[three]Bean
Async Caching & the Fedora Packages App
Feb 07, 2013 | categories: python, cache, ruby, fedora View CommentsBackstory
Luke (lmacken) Macken, John (J5) Palmieri, and Máirín (mizmo/miami) Duffy created the Fedora Packages webapp; its initial release was about this time last year at FUDCon Blacksburg. It is cool!
Over the summer, I wrote a python api and cli tool called pkgwat to query it. David Davis then wrote his own ruby bindings which now power the Is It Fedora Ruby? webapp.
In late 2012 as part of another scheme, I redirected the popular https://bugz.fedoraproject.org/$SOME_PACKAGE alias from an older app to the packages app's bug list interface.
There was a problem though: developers reported that the page didn't work and was too slow!
Darn.
Caching
There were a number of small bugs (including an ssl timeout when querying Red Hat's bugzilla instance). Once those were cleared there remained the latency issue. For packages like the kernel, our shiny webapp absolutely crawled; it would sometimes take a minute and a half for the AJAX requests to complete. We were confused -- caching had been written into the app from day one, so.. what gives?
To my surprise, I found that our app servers were being blocked from talking to our memcached servers by iptables (I'm not sure how we missed that one). Having flipped that bit, there was somewhat of an improvement, but.. we could do better.
Caching with dogpile.cache
I had read Mike Bayer's post on dogpile.cache back in Spring 2012. We had been using Beaker, so I decided to try it out. It worked! It was cool...
...and I was completely mistaken about what it did. Here is what it actually does:
- When a request for a cache item comes in and that item doesn't exist, it blocks while generating that value.
- If a second request for the same item comes in before the value has finished generating, the second request blocks and simply waits for the first request's value.
- Once the value is finished generating, it is stuffed in the cache and both the first and second threads/procs return the value "simultaneously".
- Subsequent requests for the item happily return the cached value.
- Once the expiration passes, the value remains in the cache but is now considered "stale".
- The next request will behaves the same as the very first: it will block while regenerating the value for the cache.

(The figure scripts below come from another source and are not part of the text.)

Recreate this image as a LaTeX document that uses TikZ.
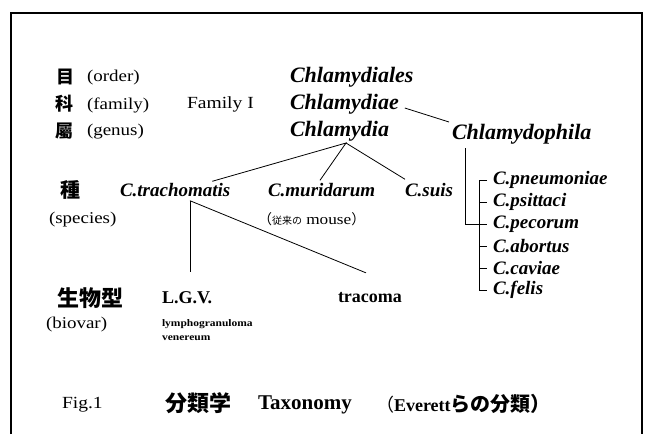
\documentclass[tikz,border=0pt]{standalone}
\usepackage{fontspec}
\setmainfont{Liberation Serif}
\newfontfamily\wide{Liberation Serif}[FakeStretch=1.15]
\newfontfamily\cjk{Noto Sans CJK JP}
\usetikzlibrary{calc}
\begin{document}
\begin{tikzpicture}[x=1pt,y=-1pt,
  every node/.style={inner sep=0pt, outer sep=0pt, anchor=west},
  gname/.style={font=\fontsize{22}{24}\selectfont\bfseries\itshape},
  sname/.style={font=\fontsize{19}{21}\selectfont\bfseries\itshape},
  rank/.style={font=\fontsize{16.5}{18}\selectfont\wide},
  kan/.style={font=\fontsize{#1}{#1}\selectfont\cjk\bfseries},
  bio/.style={font=\fontsize{18}{20}\selectfont\bfseries},
  tiny/.style={font=\fontsize{10}{11}\selectfont\wide\bfseries},
  link/.style={line width=0.8pt},
  frame/.style={line width=1.3pt}]
\useasboundingbox (0,0) rectangle (650,434);
% frame (open at the bottom)
\draw[frame] (11,434) -- (11,13) -- (642,13) -- (642,434);

% rank labels
\node[kan=18] (k1) at (56,77) {目};
\node[rank] (r1) at (87,78) {(order)};
\node[kan=18] (k2) at (55,104) {科};
\node[rank] (r2) at (87,105) {(family)};
\node[kan=18] (k3) at (55,131) {屬};
\node[rank] (r3) at (87,132) {(genus)};
\node[rank,font=\fontsize{17}{19}\selectfont\wide] (fam) at (187,104) {Family I};

% higher taxa
\node[gname] (ord) at (290,77) {Chlamydiales};
\node[gname] (cdiae) at (290,104) {Chlamydiae};
\node[gname] (cdia) at (290,131) {Chlamydia};
\node[gname] (cphila) at (452,134) {Chlamydophila};
\draw[link] ($(cdiae.east)+(6,4)$) -- ($(cphila.north west)+(-3,-2)$);

% species
\node[kan=20] (k4) at (60,190) {種};
\node[rank] (r4) at (49,220) {(species)};
\node[sname] (ctr) at (120,190) {C.trachomatis};
\node[sname] (cmu) at (268,190) {C.muridarum};
\node[sname] (csu) at (405,190) {C.suis};
\node (mouse) at (258,219) {{\cjk\fontsize{14}{14}\selectfont （}{\cjk\fontsize{10}{10}\selectfont 従来の}{\wide\fontsize{15}{16}\selectfont\ mouse}{\cjk\fontsize{14}{14}\selectfont ）}};
\coordinate (apex) at ($(cdia.south west)+(56,2)$);
\draw[link] ($(ctr.north east)+(-18,-2)$) -- (apex) -- ($(cmu.north west)+(52,-3)$);
\draw[link] (apex) -- ($(csu.north west)+(0,-4)$);

% Chlamydophila species
\node[sname] (pne) at (493,180) {C.pneumoniae};
\node[sname] (psi) at (493,202) {C.psittaci};
\node[sname] (pec) at (493,224) {C.pecorum};
\node[sname] (abo) at (493,246) {C.abortus};
\node[sname] (cav) at (493,268) {C.caviae};
\node[sname] (fel) at (493,290) {C.felis};
\draw[link] ($(cphila.south west)+(13,4)$) |- ($(pec.west)+(-14,0)$);
\draw[link] ($(pne.west)+(-6,0)$) -- ($(pne.west)+(-14,0)$) -- ($(fel.west)+(-14,0)$) -- ($(fel.west)+(-6,0)$);
\foreach \n in {psi,pec,abo,cav}
  \draw[link] ($(\n.west)+(-14,0)$) -- ($(\n.west)+(-6,0)$);

% biovars
\node[kan=22] (k5) at (57,298) {生物型};
\node[rank] (r5) at (46,325) {(biovar)};
\node[bio] (lgv) at (162,298) {L.G.V.};
\node[bio] (trac) at (338,298) {tracoma};
\node[tiny] (lym) at (162,324) {lymphogranuloma};
\node[tiny] (ven) at (162,338) {venereum};
\coordinate (tb) at ($(ctr.south west)+(70,4)$);
\draw[link] (tb) -- ($(lgv.north west)+(28,-20)$);
\draw[link] (tb) -- ($(trac.north)+(-4,-20)$);

% caption
\node[rank,font=\fontsize{17}{19}\selectfont\wide] (fig) at (62,405) {Fig.1};
\node[kan=22] (bun) at (165,403) {分類学};
\node[bio,font=\fontsize{21}{23}\selectfont\bfseries] (tax) at (258,405) {Taxonomy};
\node (ev) at (376,404) {{\cjk\fontsize{18}{18}\selectfont （}{\fontsize{18}{20}\selectfont\bfseries Everett}{\cjk\bfseries\fontsize{20}{20}\selectfont らの分類）}};
\end{tikzpicture}
\end{document}
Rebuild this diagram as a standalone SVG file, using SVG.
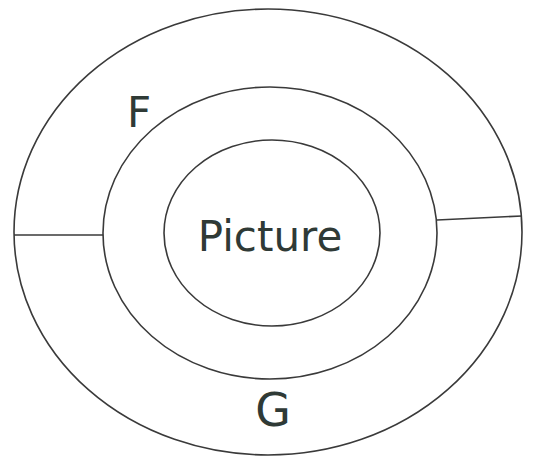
<svg xmlns="http://www.w3.org/2000/svg" width="533" height="456" viewBox="0 0 533 456">
<style>
.ring{fill:none;stroke:#3a3a3a;stroke-width:1.6}
.lbl{font-family:"DejaVu Sans",sans-serif;fill:#2f3a36}
</style>
<rect width="533" height="456" fill="#ffffff"/>
<g id="outer"><ellipse class="ring" cx="268" cy="232" rx="254" ry="223"/></g>
<g id="middle"><ellipse class="ring" cx="270" cy="233" rx="167" ry="146"/></g>
<g id="inner"><ellipse class="ring" cx="272" cy="233" rx="108" ry="93"/>
<text class="lbl" x="270" y="251" font-size="42" text-anchor="middle">Picture</text></g>
<g id="connectors">
<line class="ring" x1="14" y1="235" x2="103" y2="235" stroke-width="2.2"/>
<line class="ring" x1="437" y1="220" x2="522" y2="216"/>
</g>
<g id="labelF"><text class="lbl" x="139" y="127" font-size="42" text-anchor="middle">F</text></g>
<g id="labelG"><text class="lbl" x="273" y="426" font-size="46" text-anchor="middle">G</text></g>
</svg>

- Other requests that come in while the cache is being refreshed now do not block, but happily return the stale value. This is awesome. When a value becomes stale, only one thread/proc is elected to refresh the cache, all others return snappily (happily).
The above is what dogpile.cache actually does (to the best of my story-telling abilities).
In my imagination, I thought that step number vi didn't actually block. I thought that dogpile.cache would spin off a background thread to refresh the cache asynchronously and that number vi's request would return immediately. This would mean that once cache entries had been filled, the app would feel quick and responsive forever!
It did not work that way, so I submitted a patch. Now it does. :)
Threads
A programmer had a problem. He thought to himself, "I know, I'll solve it with threads!". has Now problems. two he
With dogpile.cache now behaving magically and the Fedora Packages webapp patched to take advantage of it, I deployed a new release to staging the day before FUDCon and then again to production at FUDCon on Saturday, January 19th, 2013. At this point our memcached servers promptly lost their minds.
Mike Bayer sagely warned that the approach was creepy.
Each of those threads weren't cleaning up their memcached connections properly and enough were being created that the number of concurrent connections was bringing down the cache daemon. To make it all worse, enough changes were made rapidly enough at FUDCon that isolating what caused this took some time. Other environment-wide FUDCon changes to my fedmsg system were also causing unrelated issues and I spent the following week putting out all kinds of fires in all kinds of contexts in what seemed like a never-ending rush. (New ones were started in the process too, like unearthing a PyCurl issue in python-fedora, porting the underlying mechanism to python-requests, only to encounter bundling, compatibility, and security bugs there.)
A long-running queue
During that rush, I reimplemented my async_creator.
Where before it would start up a new thread, do the work, update the cache, and release the mutex, now it would simply drop a note in a redis queue with python-retask. With that came a corresponding worker daemon that picks those tasks off the queue one at a time, does the work, refreshes the cache and releases the distributed dogpile lock before moving on to the next item.
The app seems to be working well now. Any issues? Please file them if so. I am going to take a nap.